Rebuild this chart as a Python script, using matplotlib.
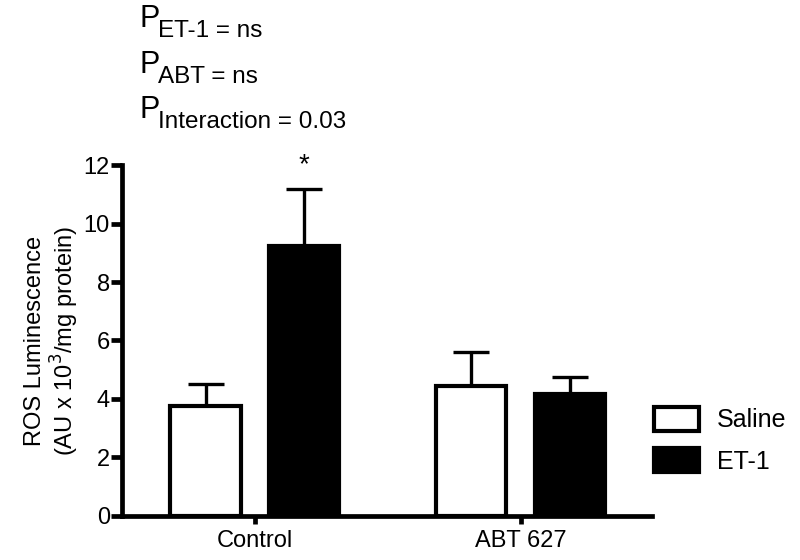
import matplotlib
matplotlib.use("Agg")
import matplotlib.pyplot as plt
import numpy as np
from matplotlib.patches import Patch

plt.rcParams["font.family"] = ["Liberation Sans", "DejaVu Sans"]

groups = ["Control", "ABT 627"]
series = ["Saline", "ET-1"]
saline_mean = [3.77, 4.45]
saline_sem = [0.73, 1.15]
et1_mean = [9.23, 4.16]
et1_sem = [1.97, 0.60]
p_terms = ["ET-1 = ns", "ABT = ns", "Interaction = 0.03"]
y_ticks = [0, 2, 4, 6, 8, 10, 12]

fig = plt.figure(figsize=(8, 5.6), dpi=100, facecolor="white")
ax = fig.add_axes([0.153, 0.079, 0.662, 0.626])

x = np.arange(len(groups))
width = 0.264
off = 0.186
err_kw = dict(elinewidth=2.4, capthick=2.4, ecolor="black", capsize=13)

ax.bar(x - off, saline_mean, width, color="white", edgecolor="black",
       linewidth=3, zorder=3)
ax.errorbar(x - off, saline_mean, yerr=[np.zeros(2), saline_sem],
            fmt="none", zorder=2, **err_kw)
ax.bar(x + off, et1_mean, width, color="black", edgecolor="black",
       linewidth=3, zorder=3)
ax.errorbar(x + off, et1_mean, yerr=[np.zeros(2), et1_sem],
            fmt="none", zorder=2, **err_kw)

# significance star over Control / ET-1
ax.text(x[0] + off, et1_mean[0] + et1_sem[0] + 0.8, "*", ha="center",
        va="center", fontsize=20)

ax.set_xlim(-0.4987, 1.494)
ax.set_ylim(0, 12)
ax.set_xticks(x)
ax.set_xticklabels(groups, fontsize=17)
ax.set_yticks(y_ticks)
ax.set_yticklabels([str(t) for t in y_ticks], fontsize=17)
ax.spines["top"].set_visible(False)
ax.spines["right"].set_visible(False)
ax.spines["left"].set_linewidth(3.4)
ax.spines["bottom"].set_linewidth(3.4)
ax.tick_params(axis="y", length=8, width=3.4, pad=1)
ax.tick_params(axis="x", length=6, width=3.4, pad=4)
ax.set_ylabel("ROS Luminescence\n(AU x 10$^{3}$/mg protein)", fontsize=17,
              labelpad=2, linespacing=1.1)

handles = [Patch(facecolor="white", edgecolor="black", linewidth=3),
           Patch(facecolor="black", edgecolor="black", linewidth=3)]
fig.legend(handles, series, loc="center left", bbox_to_anchor=(0.818, 0.214),
           frameon=False, fontsize=18, borderpad=0, borderaxespad=0,
           handlelength=1.8, handleheight=1.1, handletextpad=0.7,
           labelspacing=0.65)

# P values in the top-left corner
p_base = [0.952, 0.870, 0.789]
for term, yb in zip(p_terms, p_base):
    fig.text(0.175, yb, "P", fontsize=22, va="baseline")
    fig.text(0.1975, yb - 0.018, term, fontsize=17.5, va="baseline")

fig.savefig("out.png", dpi=100, facecolor="white")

────────

» **GIVEN TASK**:
Go through the listing above and write it all out exactly, leaving out any picture.

» **TASK ANSWER**:
Rebuild this chart as a Python script, using matplotlib.
import matplotlib
matplotlib.use("Agg")
import matplotlib.pyplot as plt
import numpy as np
from matplotlib.patches import Patch

plt.rcParams["font.family"] = ["Liberation Sans", "DejaVu Sans"]

groups = ["Control", "ABT 627"]
series = ["Saline", "ET-1"]
saline_mean = [3.77, 4.45]
saline_sem = [0.73, 1.15]
et1_mean = [9.23, 4.16]
et1_sem = [1.97, 0.60]
p_terms = ["ET-1 = ns", "ABT = ns", "Interaction = 0.03"]
y_ticks = [0, 2, 4, 6, 8, 10, 12]

fig = plt.figure(figsize=(8, 5.6), dpi=100, facecolor="white")
ax = fig.add_axes([0.153, 0.079, 0.662, 0.626])

x = np.arange(len(groups))
width = 0.264
off = 0.186
err_kw = dict(elinewidth=2.4, capthick=2.4, ecolor="black", capsize=13)

ax.bar(x - off, saline_mean, width, color="white", edgecolor="black",
       linewidth=3, zorder=3)
ax.errorbar(x - off, saline_mean, yerr=[np.zeros(2), saline_sem],
            fmt="none", zorder=2, **err_kw)
ax.bar(x + off, et1_mean, width, color="black", edgecolor="black",
       linewidth=3, zorder=3)
ax.errorbar(x + off, et1_mean, yerr=[np.zeros(2), et1_sem],
            fmt="none", zorder=2, **err_kw)

# significance star over Control / ET-1
ax.text(x[0] + off, et1_mean[0] + et1_sem[0] + 0.8, "*", ha="center",
        va="center", fontsize=20)

ax.set_xlim(-0.4987, 1.494)
ax.set_ylim(0, 12)
ax.set_xticks(x)
ax.set_xticklabels(groups, fontsize=17)
ax.set_yticks(y_ticks)
ax.set_yticklabels([str(t) for t in y_ticks], fontsize=17)
ax.spines["top"].set_visible(False)
ax.spines["right"].set_visible(False)
ax.spines["left"].set_linewidth(3.4)
ax.spines["bottom"].set_linewidth(3.4)
ax.tick_params(axis="y", length=8, width=3.4, pad=1)
ax.tick_params(axis="x", length=6, width=3.4, pad=4)
ax.set_ylabel("ROS Luminescence\n(AU x 10$^{3}$/mg protein)", fontsize=17,
              labelpad=2, linespacing=1.1)

handles = [Patch(facecolor="white", edgecolor="black", linewidth=3),
           Patch(facecolor="black", edgecolor="black", linewidth=3)]
fig.legend(handles, series, loc="center left", bbox_to_anchor=(0.818, 0.214),
           frameon=False, fontsize=18, borderpad=0, borderaxespad=0,
           handlelength=1.8, handleheight=1.1, handletextpad=0.7,
           labelspacing=0.65)

# P values in the top-left corner
p_base = [0.952, 0.870, 0.789]
for term, yb in zip(p_terms, p_base):
    fig.text(0.175, yb, "P", fontsize=22, va="baseline")
    fig.text(0.1975, yb - 0.018, term, fontsize=17.5, va="baseline")

fig.savefig("out.png", dpi=100, facecolor="white")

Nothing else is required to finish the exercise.